Watch: Manny Machado shows up for meeting with White Sox at Guaranteed Rate Field

Manny Machado is in town hearing the White Sox pitch.

Our NBC Sports Chicago cameras spotted Machado heading inside Guaranteed Rate Field alongside his wife and his agent.

Take a look at his arrival in the video above.

The White Sox are confident in their future-focused pitch to both Machado and this winter's other mega free agent, Bryce Harper, who the team met with last week in Las Vegas during the Winter Meetings. While other teams might be able to point to stronger current major league rosters, Rick Hahn and his front office believe the attraction of playing alongside Eloy Jimenez, Michael Kopech, Dylan Cease, Luis Robert, Yoan Moncada and others is just as appealing.

The White Sox also have the advantage of being able to offer a massive contract thanks to the financial flexibility achieved during the ongoing rebuilding process. They have almost no long-term financial commitments to speak of. That doesn't mean they'll offer a record-setting number, something ESPN's Buster Olney reported they are hesitant to do. But the aggressive nature with which they've pursued Machado and Harper, two of the game's best players, makes them seem willing to spend and spend big.

According to reports, Machado also has meetings this week with the New York Yankees and Philadelphia Phillies. And there are also "mystery teams" floating around out there. The Phillies are financially positioned similarly to the White Sox, and the Yankees have a loaded major league roster coming off a 100-win season.
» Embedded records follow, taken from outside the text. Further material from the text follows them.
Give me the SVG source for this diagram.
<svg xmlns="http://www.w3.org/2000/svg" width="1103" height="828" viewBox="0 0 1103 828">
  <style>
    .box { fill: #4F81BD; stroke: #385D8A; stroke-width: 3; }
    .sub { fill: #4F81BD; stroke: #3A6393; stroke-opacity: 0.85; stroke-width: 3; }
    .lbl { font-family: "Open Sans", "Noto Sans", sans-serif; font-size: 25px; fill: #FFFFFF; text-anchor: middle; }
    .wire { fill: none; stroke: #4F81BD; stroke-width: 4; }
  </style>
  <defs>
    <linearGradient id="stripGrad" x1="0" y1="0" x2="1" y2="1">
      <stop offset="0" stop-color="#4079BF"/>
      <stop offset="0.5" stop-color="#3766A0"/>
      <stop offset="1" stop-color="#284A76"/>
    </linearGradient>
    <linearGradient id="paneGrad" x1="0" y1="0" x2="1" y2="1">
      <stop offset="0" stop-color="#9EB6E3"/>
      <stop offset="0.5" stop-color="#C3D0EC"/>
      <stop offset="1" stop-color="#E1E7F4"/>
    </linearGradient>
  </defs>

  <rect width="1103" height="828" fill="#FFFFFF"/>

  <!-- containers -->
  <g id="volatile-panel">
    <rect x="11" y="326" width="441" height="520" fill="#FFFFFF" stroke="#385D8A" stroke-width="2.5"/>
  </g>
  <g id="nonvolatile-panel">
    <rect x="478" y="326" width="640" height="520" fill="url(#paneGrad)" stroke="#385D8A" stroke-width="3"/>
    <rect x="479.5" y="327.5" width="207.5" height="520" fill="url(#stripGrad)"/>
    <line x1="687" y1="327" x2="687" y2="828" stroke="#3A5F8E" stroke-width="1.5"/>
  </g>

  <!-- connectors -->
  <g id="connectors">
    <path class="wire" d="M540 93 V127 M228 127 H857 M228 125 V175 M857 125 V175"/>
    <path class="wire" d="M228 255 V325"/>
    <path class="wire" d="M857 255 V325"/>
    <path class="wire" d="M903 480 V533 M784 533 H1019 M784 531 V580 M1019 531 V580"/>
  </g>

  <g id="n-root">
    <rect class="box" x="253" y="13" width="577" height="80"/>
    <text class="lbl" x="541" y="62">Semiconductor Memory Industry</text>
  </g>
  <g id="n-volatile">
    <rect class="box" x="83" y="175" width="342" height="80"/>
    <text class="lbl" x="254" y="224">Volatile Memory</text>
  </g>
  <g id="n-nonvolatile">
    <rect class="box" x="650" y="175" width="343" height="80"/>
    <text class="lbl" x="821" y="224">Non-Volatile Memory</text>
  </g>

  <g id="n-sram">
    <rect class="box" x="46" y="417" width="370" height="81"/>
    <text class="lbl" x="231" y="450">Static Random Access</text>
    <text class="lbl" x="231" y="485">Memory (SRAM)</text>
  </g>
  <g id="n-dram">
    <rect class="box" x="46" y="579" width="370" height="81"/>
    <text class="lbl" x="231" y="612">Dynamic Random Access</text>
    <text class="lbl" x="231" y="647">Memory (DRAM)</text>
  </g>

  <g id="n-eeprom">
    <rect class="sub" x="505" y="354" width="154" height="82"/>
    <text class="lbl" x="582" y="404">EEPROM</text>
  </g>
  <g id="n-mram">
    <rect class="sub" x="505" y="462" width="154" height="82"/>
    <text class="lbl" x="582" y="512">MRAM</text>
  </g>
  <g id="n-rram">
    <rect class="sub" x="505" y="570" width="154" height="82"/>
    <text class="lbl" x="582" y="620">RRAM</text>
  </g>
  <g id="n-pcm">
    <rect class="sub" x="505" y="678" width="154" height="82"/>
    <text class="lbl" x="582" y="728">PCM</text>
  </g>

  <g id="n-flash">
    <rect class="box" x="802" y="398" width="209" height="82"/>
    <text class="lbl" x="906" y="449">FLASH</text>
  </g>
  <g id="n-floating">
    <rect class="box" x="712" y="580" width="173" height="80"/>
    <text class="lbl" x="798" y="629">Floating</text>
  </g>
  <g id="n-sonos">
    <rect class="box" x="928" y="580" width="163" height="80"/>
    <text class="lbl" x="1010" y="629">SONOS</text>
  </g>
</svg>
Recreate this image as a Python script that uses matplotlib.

But the White Sox will pitch a long-term vision with Machado at the center, the highly touted prospects arriving and growing up alongside him as the team shifts from rebuilding to contending. They might not be able to sell a 2019 playoff contender, but the plan is to have a perennial championship contender in the not too distant future.

Oh, and the White Sox are the only team that can offer Machado the opportunity to play alongside his brother-in-law, the newly acquired Yonder Alonso, for the next two seasons.

Pair all that with the ability to offer big-time bucks, and perhaps the White Sox pitch something Machado likes.

"There’s very bright days ahead," Hahn said last week during the Winter Meetings. "Now again, it might be a year premature in terms of selling this club as a postseason contender, but we’ve spent a lot of time over the last couple of years to put us in a position where we very reasonably, or objectively we have a bright future ahead of us. And we’ve heard from a number of different players about their interest in being part of it, which I don’t think should be surprising.

"There’s been a lot of positive feedback in terms of the long term. It’s funny because when you are talking about a shorter-term deal, like a one- or two-year deal, you are getting a response from a lot of the players like, ‘Hey, we want to be part of the fun times, too. I’ll just do something a little bit longer.’ It can cut both ways.

"Definitely, the general consensus is one of optimism."